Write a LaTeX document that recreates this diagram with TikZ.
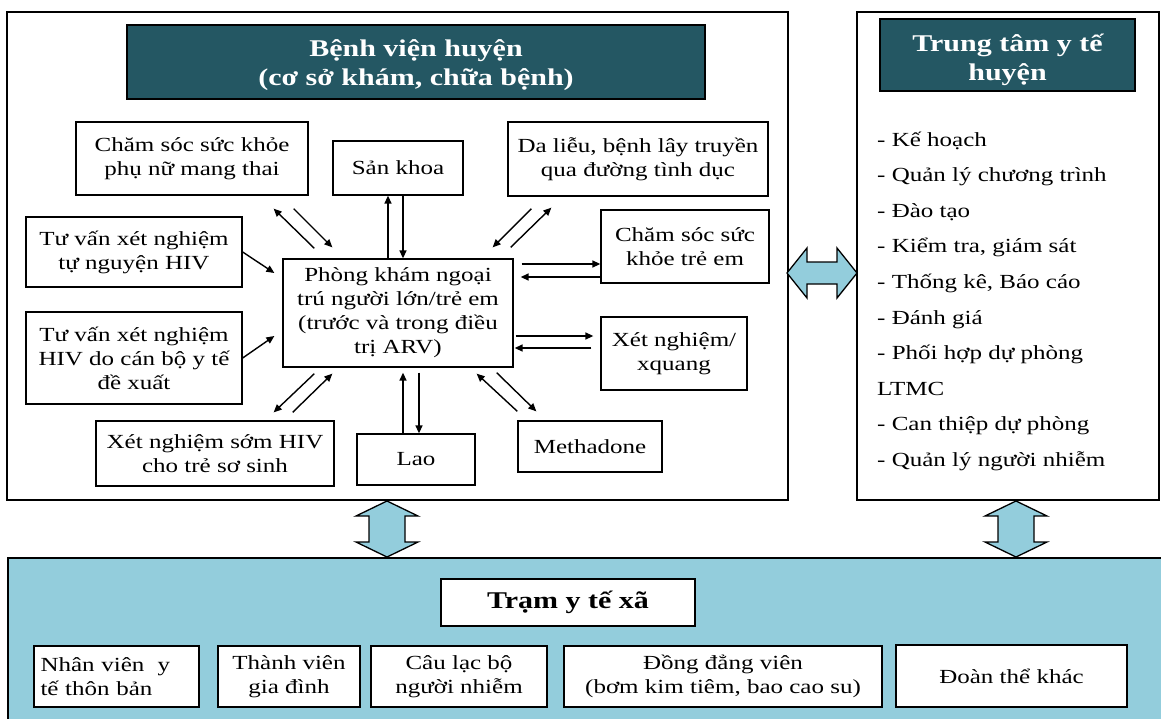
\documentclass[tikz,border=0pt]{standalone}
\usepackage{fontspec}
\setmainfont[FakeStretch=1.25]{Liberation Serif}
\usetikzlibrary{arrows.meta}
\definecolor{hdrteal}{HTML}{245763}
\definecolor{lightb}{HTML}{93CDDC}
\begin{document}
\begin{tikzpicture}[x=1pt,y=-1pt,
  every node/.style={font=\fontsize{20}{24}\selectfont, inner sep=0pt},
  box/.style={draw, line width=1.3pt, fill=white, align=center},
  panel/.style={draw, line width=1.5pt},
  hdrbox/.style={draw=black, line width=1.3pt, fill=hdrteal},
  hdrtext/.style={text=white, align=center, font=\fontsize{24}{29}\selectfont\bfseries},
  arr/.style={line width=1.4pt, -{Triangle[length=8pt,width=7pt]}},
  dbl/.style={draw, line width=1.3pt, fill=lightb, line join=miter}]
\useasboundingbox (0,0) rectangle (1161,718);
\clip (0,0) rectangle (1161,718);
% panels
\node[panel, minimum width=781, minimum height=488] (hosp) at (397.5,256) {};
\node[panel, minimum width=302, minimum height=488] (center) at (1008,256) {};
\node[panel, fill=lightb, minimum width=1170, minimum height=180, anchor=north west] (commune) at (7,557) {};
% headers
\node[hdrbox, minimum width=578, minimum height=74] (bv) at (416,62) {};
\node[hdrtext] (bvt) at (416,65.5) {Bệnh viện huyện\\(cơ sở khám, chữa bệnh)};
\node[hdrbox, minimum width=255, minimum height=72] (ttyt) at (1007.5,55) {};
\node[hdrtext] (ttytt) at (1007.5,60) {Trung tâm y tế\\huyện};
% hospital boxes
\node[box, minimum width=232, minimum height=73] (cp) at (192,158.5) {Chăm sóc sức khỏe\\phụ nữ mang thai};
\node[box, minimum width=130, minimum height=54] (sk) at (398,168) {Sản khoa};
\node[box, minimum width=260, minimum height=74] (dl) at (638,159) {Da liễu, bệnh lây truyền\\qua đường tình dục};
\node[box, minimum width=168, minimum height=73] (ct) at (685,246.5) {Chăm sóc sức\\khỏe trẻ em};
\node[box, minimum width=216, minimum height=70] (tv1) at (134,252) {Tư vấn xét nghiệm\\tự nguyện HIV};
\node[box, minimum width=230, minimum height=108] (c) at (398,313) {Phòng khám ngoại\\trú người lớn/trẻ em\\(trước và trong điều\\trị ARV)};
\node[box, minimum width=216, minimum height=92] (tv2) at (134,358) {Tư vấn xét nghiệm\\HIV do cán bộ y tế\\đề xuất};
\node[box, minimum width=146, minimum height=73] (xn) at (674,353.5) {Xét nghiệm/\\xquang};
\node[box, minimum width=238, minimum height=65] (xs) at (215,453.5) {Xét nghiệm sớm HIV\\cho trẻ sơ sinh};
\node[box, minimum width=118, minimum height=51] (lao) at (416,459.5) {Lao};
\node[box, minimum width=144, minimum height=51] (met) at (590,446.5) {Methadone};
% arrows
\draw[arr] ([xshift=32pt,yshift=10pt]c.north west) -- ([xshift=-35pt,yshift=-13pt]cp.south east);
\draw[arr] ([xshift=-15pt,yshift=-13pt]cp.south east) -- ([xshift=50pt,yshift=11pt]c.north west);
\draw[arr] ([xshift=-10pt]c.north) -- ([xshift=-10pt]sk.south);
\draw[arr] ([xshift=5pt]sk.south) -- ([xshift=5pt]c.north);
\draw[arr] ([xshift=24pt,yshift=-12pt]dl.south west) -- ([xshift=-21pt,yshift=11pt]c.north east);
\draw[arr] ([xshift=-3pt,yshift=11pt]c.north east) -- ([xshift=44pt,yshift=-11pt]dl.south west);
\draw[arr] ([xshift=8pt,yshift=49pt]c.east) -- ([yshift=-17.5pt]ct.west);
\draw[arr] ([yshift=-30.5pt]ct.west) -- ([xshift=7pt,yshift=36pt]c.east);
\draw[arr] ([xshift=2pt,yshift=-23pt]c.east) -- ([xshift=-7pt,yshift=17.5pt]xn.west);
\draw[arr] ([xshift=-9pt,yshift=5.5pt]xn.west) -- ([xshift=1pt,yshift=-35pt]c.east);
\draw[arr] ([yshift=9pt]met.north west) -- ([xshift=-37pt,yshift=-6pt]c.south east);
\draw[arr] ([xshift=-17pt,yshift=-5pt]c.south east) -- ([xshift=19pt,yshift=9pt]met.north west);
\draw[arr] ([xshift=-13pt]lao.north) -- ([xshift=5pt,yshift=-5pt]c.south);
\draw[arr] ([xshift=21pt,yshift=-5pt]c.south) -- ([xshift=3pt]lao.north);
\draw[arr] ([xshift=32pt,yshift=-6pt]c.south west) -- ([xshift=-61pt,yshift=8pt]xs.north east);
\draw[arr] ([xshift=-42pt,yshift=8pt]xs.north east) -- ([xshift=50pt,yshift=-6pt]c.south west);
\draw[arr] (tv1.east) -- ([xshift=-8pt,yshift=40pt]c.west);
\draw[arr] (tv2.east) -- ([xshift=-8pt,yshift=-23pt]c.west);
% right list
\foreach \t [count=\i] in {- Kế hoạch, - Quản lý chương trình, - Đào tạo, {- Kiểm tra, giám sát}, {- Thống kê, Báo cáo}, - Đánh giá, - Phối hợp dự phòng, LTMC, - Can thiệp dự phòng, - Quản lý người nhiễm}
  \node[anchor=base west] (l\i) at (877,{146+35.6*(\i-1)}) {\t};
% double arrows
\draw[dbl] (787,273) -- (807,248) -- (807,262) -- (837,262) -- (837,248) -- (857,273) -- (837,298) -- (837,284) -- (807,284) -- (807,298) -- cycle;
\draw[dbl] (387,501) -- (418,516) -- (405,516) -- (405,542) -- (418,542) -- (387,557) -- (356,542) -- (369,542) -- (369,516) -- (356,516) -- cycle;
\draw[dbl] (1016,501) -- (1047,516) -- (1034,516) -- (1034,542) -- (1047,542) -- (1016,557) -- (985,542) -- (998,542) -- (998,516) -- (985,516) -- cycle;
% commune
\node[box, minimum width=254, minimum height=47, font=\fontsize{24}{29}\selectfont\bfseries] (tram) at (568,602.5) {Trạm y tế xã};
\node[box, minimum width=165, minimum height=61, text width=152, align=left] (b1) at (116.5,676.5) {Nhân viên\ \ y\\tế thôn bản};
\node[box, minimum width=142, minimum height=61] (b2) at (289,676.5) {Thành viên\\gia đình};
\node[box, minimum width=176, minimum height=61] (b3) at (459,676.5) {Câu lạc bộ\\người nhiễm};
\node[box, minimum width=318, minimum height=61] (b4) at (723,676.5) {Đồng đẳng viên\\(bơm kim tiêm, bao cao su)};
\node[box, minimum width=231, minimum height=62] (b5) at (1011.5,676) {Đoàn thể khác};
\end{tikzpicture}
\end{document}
* * *
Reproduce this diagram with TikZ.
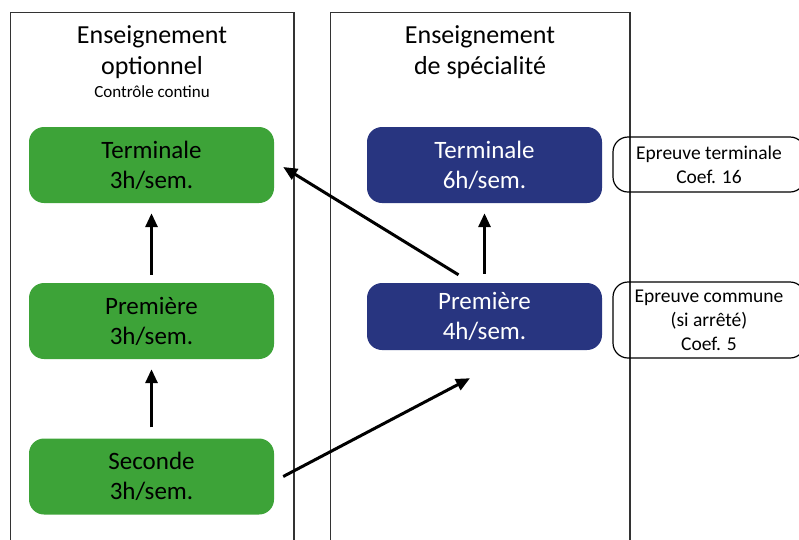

## Problem to work on
From the data above, copy out every line with the string "diagram" in it.

## Output for this task
Write a LaTeX document that recreates this diagram with TikZ.
Reproduce this diagram with TikZ.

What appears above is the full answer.